ADD COMMENT • link updated 9 months ago by Gordon Smyth 52k • written 9 months ago by blmurphy • 0

score 0 · Answer 1 · 2024-09-24

edgeR will always produce a large positive logFC if you compare a group with positive counts vs a group with all zero counts, so what you report seeing is not actually possible. It doesn't depend on the number of groups in your analysis, or the number of samples in each group, or the normalization or dispersion estimation, or the version of edgeR, it is simply not possible to find an all-zero group as up-regulated.

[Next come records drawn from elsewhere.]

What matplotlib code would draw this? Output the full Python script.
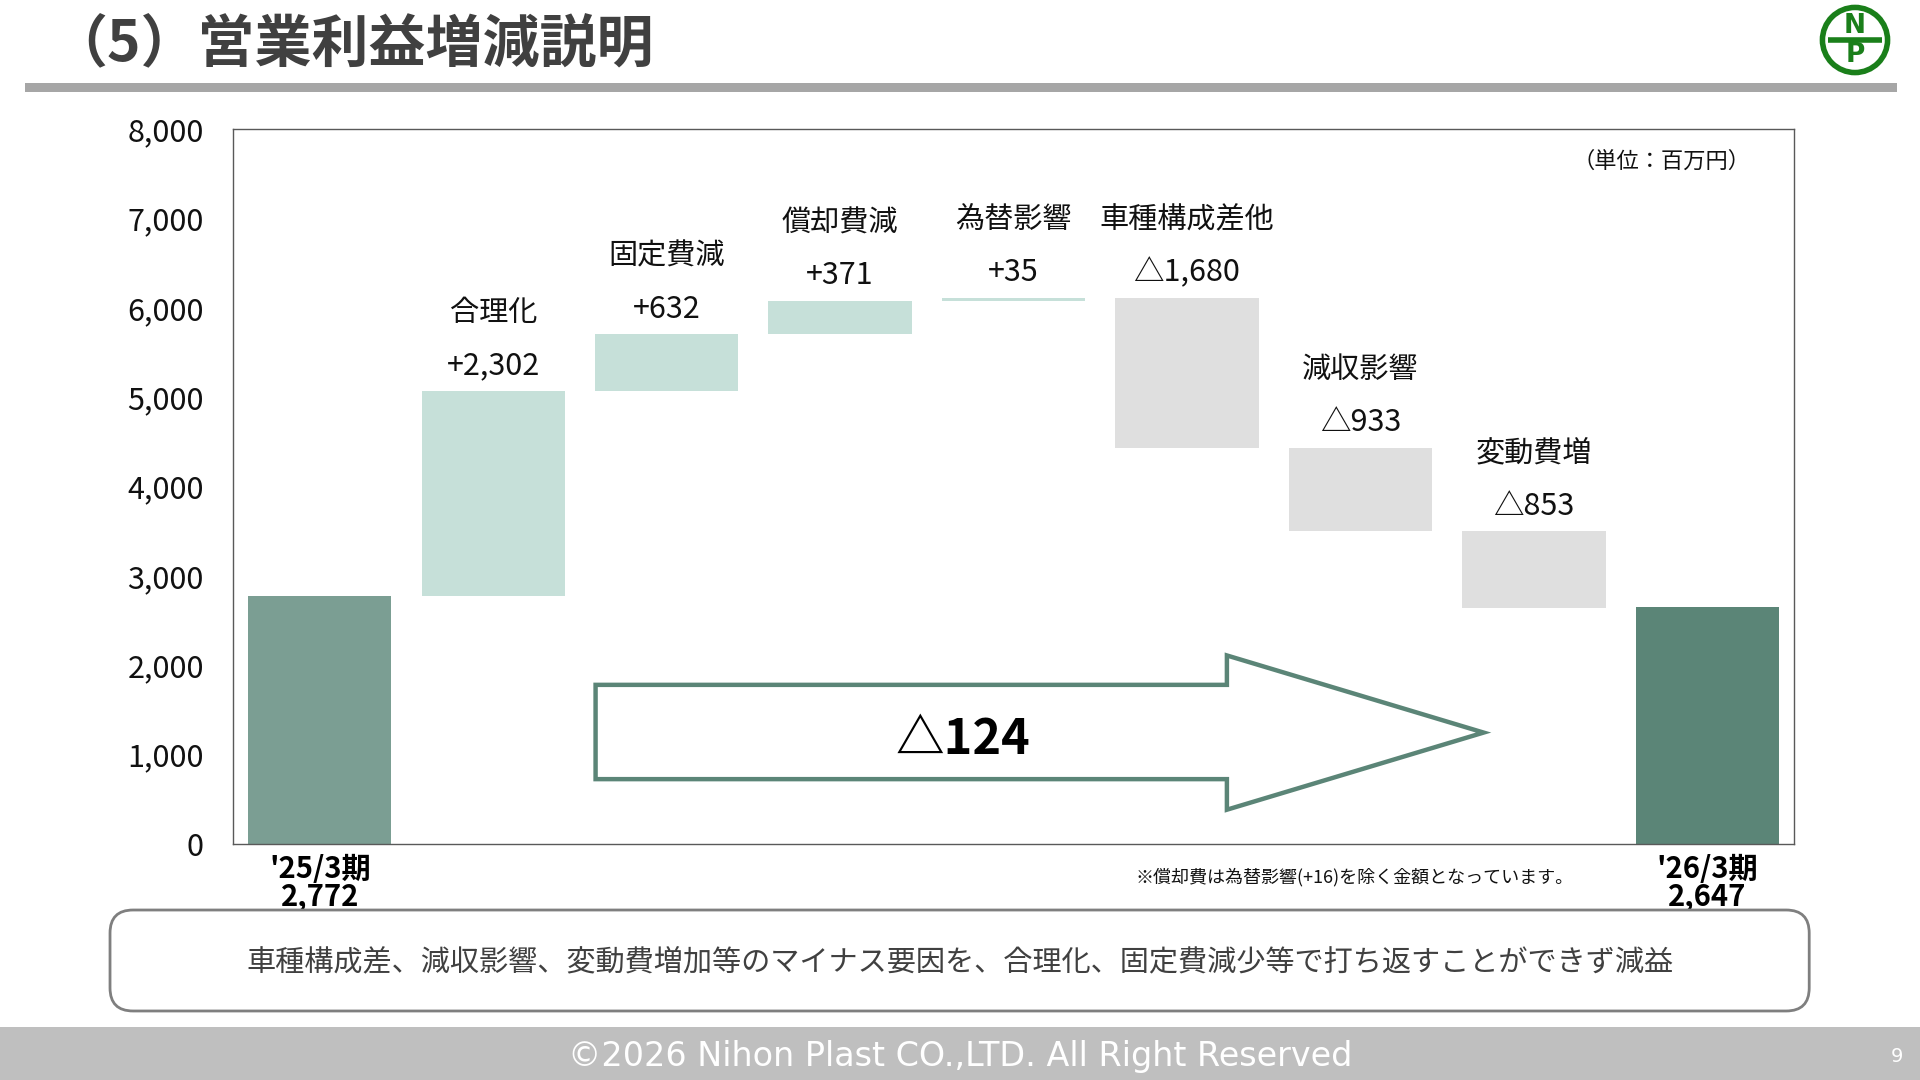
import matplotlib.pyplot as plt
from matplotlib.patches import Polygon, Rectangle, FancyBboxPatch, Circle

plt.rcParams['font.family'] = ['Noto Sans CJK JP', 'DejaVu Sans']

# Data (単位: 百万円)
start_label = "'25/3期"
end_label = "'26/3期"
start_value = 2772
end_value = 2647
step_names = ['合理化', '固定費減', '償却費減', '為替影響', '車種構成差他', '減収影響', '変動費増']
step_deltas = [2302, 632, 371, 35, -1680, -933, -853]
total_change = -124

c_start = '#7b9e93'
c_end = '#5b8577'
c_up = '#c6e0d9'
c_down = '#dfdfdf'

fig = plt.figure(figsize=(19.2, 10.8), dpi=100)
ax = fig.add_axes([0.1214, 0.2185, 0.813, 0.662])

n = len(step_deltas) + 2
w = 0.826

# start / end bars
ax.bar(0, start_value, width=w, color=c_start)
ax.bar(n - 1, end_value, width=w, color=c_end)

# floating steps
cum = start_value
for i, (name, d) in enumerate(zip(step_names, step_deltas), start=1):
    lo = min(cum, cum + d)
    hi = max(cum, cum + d)
    ax.bar(i, hi - lo, bottom=lo, width=w, color=c_up if d > 0 else c_down)
    txt = f'+{d:,}' if d > 0 else f'△{-d:,}'
    ax.annotate(txt, (i, hi), xytext=(0, 18), textcoords='offset points',
                ha='center', va='center', fontsize=22, color='#111111')
    ax.annotate(name, (i, hi), xytext=(0, 56), textcoords='offset points',
                ha='center', va='center', fontsize=21, color='#111111')
    cum += d

ax.set_xlim(-0.5, n - 0.5)
ax.set_ylim(0, 8000)
ax.set_yticks(range(0, 8001, 1000))
ax.set_yticklabels([f'{v:,}' for v in range(0, 8001, 1000)], fontsize=22, color='#111111')
xt_labels = [''] * n
xt_labels[0] = f'{start_label}\n{start_value:,}'
xt_labels[-1] = f'{end_label}\n{end_value:,}'
ax.set_xticks(range(n))
ax.set_xticklabels(xt_labels, fontsize=21, fontweight='bold', linespacing=0.9)
ax.tick_params(axis='y', length=0, pad=21)
ax.tick_params(axis='x', length=0, pad=7)
for s in ax.spines.values():
    s.set_color('#595959')
    s.set_linewidth(1.0)

# total change arrow
arrow = Polygon([(1.59, 1781), (5.23, 1781), (5.23, 2110), (6.71, 1247),
                 (5.23, 384), (5.23, 726), (1.59, 726)],
                closed=True, facecolor='white', edgecolor=c_end, linewidth=3.2, zorder=3)
ax.add_patch(arrow)
ax.text(3.71, 1170, f'△{-total_change}', ha='center', va='center',
        fontsize=35, fontweight='bold', color='black', zorder=4)

ax.text(0.972, 0.955, '（単位：百万円）', transform=ax.transAxes, ha='right', va='center',
        fontsize=16, color='#111111')
fig.text(0.8195, 0.188, '※償却費は為替影響(+16)を除く金額となっています。', ha='right', va='center',
         fontsize=13, color='#111111')

# title and header line
fig.text(0.026, 0.958, '（5）営業利益増減説明', ha='left', va='center',
         fontsize=41, fontweight='bold', color='#404040')
fig.patches.append(Rectangle((0.013, 0.9148), 0.975, 0.0083, transform=fig.transFigure,
                             facecolor='#a6a6a6', edgecolor='none'))

# logo
lax = fig.add_axes([1818 / 1920, 1 - 77 / 1080, 74 / 1920, 74 / 1080])
lax.set_xlim(0, 1)
lax.set_ylim(0, 1)
lax.axis('off')
lax.add_patch(Circle((0.5, 0.5), 0.44, fill=False, edgecolor='#1a7f1a', linewidth=4))
lax.plot([0.14, 0.86], [0.5, 0.5], color='#1a7f1a', linewidth=4, solid_capstyle='butt')
lax.text(0.5, 0.69, 'N', ha='center', va='center', fontsize=19, fontweight='bold', color='#1a7f1a',
         family='DejaVu Sans')
lax.text(0.5, 0.30, 'P', ha='center', va='center', fontsize=19, fontweight='bold', color='#1a7f1a',
         family='DejaVu Sans')

# summary box
box = FancyBboxPatch((0.0573, 0.0639), 0.885, 0.0935, transform=fig.transFigure,
                     boxstyle='round,pad=0,rounding_size=0.012', mutation_aspect=1.78,
                     facecolor='white', edgecolor='#7f7f7f', linewidth=2)
fig.patches.append(box)
fig.text(0.5, 0.109, '車種構成差、減収影響、変動費増加等のマイナス要因を、合理化、固定費減少等で打ち返すことができず減益',
         ha='center', va='center', fontsize=21, color='#404040')

# footer
fig.patches.append(Rectangle((0, 0), 1, 53 / 1080, transform=fig.transFigure,
                             facecolor='#bfbfbf', edgecolor='none'))
fig.text(0.5, 0.022, '©2026 Nihon Plast CO.,LTD. All Right Reserved', ha='center', va='center',
         fontsize=24, color='white', family='DejaVu Sans')
fig.text(0.988, 0.022, '9', ha='center', va='center', fontsize=14, color='white', family='DejaVu Sans')

fig.savefig('out.png', dpi=100)
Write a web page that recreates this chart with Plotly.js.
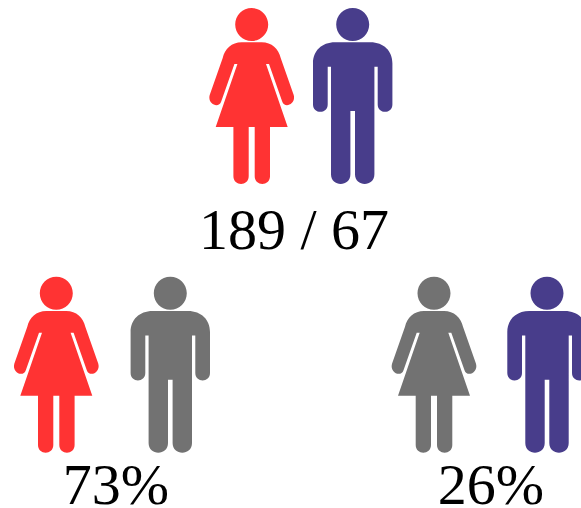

There doesn't look to be any problem with the code you show, so the problem must have occurred when you collate the results. I wonder whether you have simply lined up the logFCs and the count rows in the wrong order? The topTable res1.tableAS that you have stored is sorted by p-value, whereas the counts matrix is not sorted. Can you try regenerating the results table by

res1.tableAS <-  topTags(res1AS, n = "Inf", sort="none")$table

so that the rows of the topTable and the rows of the count matrix will be the same order. Then you can just combine (cbind) the count matrix and topTable data.frame together. Does that solve your problem?

If you still have a problem, then I will suggest some more code to investigate your results and ask you to show the output. As it is, you don't show any edgeR output at all.